The Truth

I am in the midst of planning my exit strategy. I want to do this elegantly. Cleanly. I want to be a pillar. Exemplary. I have been messy and seditious and hurtful and full of misdirected anger in so many other aspects of my life. And in this I want to be mindful, concise. I want to find that balance between taking what is rightfully mine and not taking anything from anyone else. I believe in infinity so this should not be a win-or-lose proposition. There is a Zen koan that goes something like, Best not to begin, but once begun, best to finish.

When I was younger I thought, well, that sounds scrimpy, not to even begin. How lame. Get in there! Live life! Begin! Begin! Begin! (And begin that thing over there while you’re at it!) But now? Now I get it. Because once you start something, it tends to take on a life of its own. It gets its hooks in you. Friendships blossom. Lovers become demanding. Children…don’t even get me started.

I got lots of inspiration of the every-journey-begins-with-one-step variety while I was growing up. (Growing Up = up to and including now.) But where is the advice on the subtle finish? Whom do I speak to about the charming conclusion? No one. Because no one wants to admit failure. And for some reason, endings and failures have become synonymous in our sad little culture. Finishing without failing seems like something marketable. Something important.

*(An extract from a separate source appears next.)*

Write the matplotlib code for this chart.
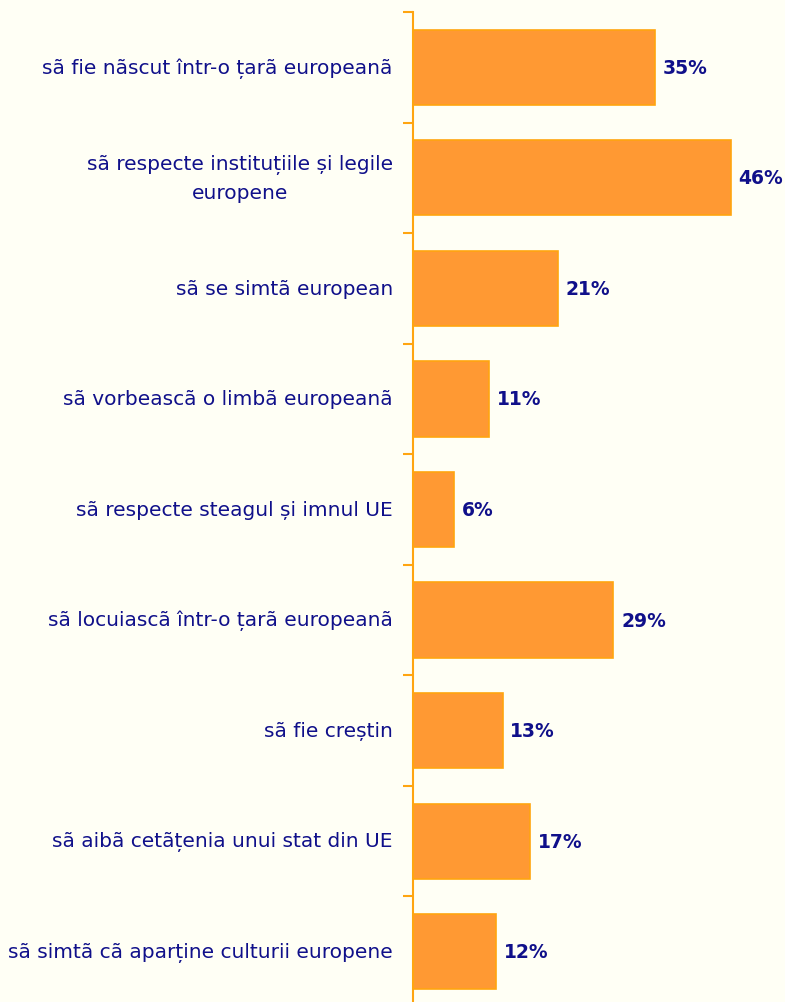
import matplotlib.pyplot as plt
import numpy as np

plt.rcParams['font.family'] = ['DejaVu Sans']

# date
categorii = [
    'sã fie nãscut într-o țarã europeanã',
    'sã respecte instituțiile și legile\neuropene',
    'sã se simtã european',
    'sã vorbeascã o limbã europeanã',
    'sã respecte steagul și imnul UE',
    'sã locuiascã într-o țarã europeanã',
    'sã fie creștin',
    'sã aibã cetãțenia unui stat din UE',
    'sã simtã cã aparține culturii europene',
]
procente = [35, 46, 21, 11, 6, 29, 13, 17, 12]

bg = '#FFFFF5'
navy = '#10108A'
portocaliu = '#FF9933'
margine = '#FFA510'

fig = plt.figure(figsize=(7.85, 10.03), dpi=100, facecolor=bg)
ax = fig.add_axes([0.526, -0.005, 0.474, 0.992], facecolor=bg)

y = np.arange(len(categorii))
bars = ax.barh(y, procente, height=0.68, color=portocaliu, edgecolor=margine, linewidth=1.2)

ax.set_xlim(0, 53.8)
ax.set_ylim(len(categorii) - 0.5, -0.5)

# linii de separare pe axa y
ax.set_yticks(np.arange(len(categorii) + 1) - 0.5)
ax.set_yticklabels([])
ax.tick_params(axis='y', length=7, width=1.5, color=margine)
ax.set_xticks([])

for s in ['top', 'right', 'bottom']:
    ax.spines[s].set_visible(False)
ax.spines['left'].set_color(margine)
ax.spines['left'].set_linewidth(1.5)

# etichete categorii
for i, txt in enumerate(categorii):
    ax.text(-2.9, i, txt, ha='right', va='center', multialignment='center',
            fontsize=14.5, color=navy, linespacing=1.58)

# etichete valori
for bar in bars:
    w = bar.get_width()
    ax.text(w + 1.1, bar.get_y() + bar.get_height() / 2, f'{w:.0f}%',
            ha='left', va='center', fontsize=13.5, fontweight='bold', color=navy)

fig.savefig('out.png', dpi=100, facecolor=bg)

I am not a good finisher. I just want to walk away and not look back. While everyone is still laughing. I don’t like the sound of soulful, meaningful departures.

One thought on “The Truth

  1. I have no good advice for you here. I am awful at finishing. I linger long after I should have gone out of misguided loyalty or stubborn refusal to admit failure or maybe simply fear of moving on into the unknown. When I am finished, I do want to simply walk away, walk forward into something new. Wishing you luck in finding a better path.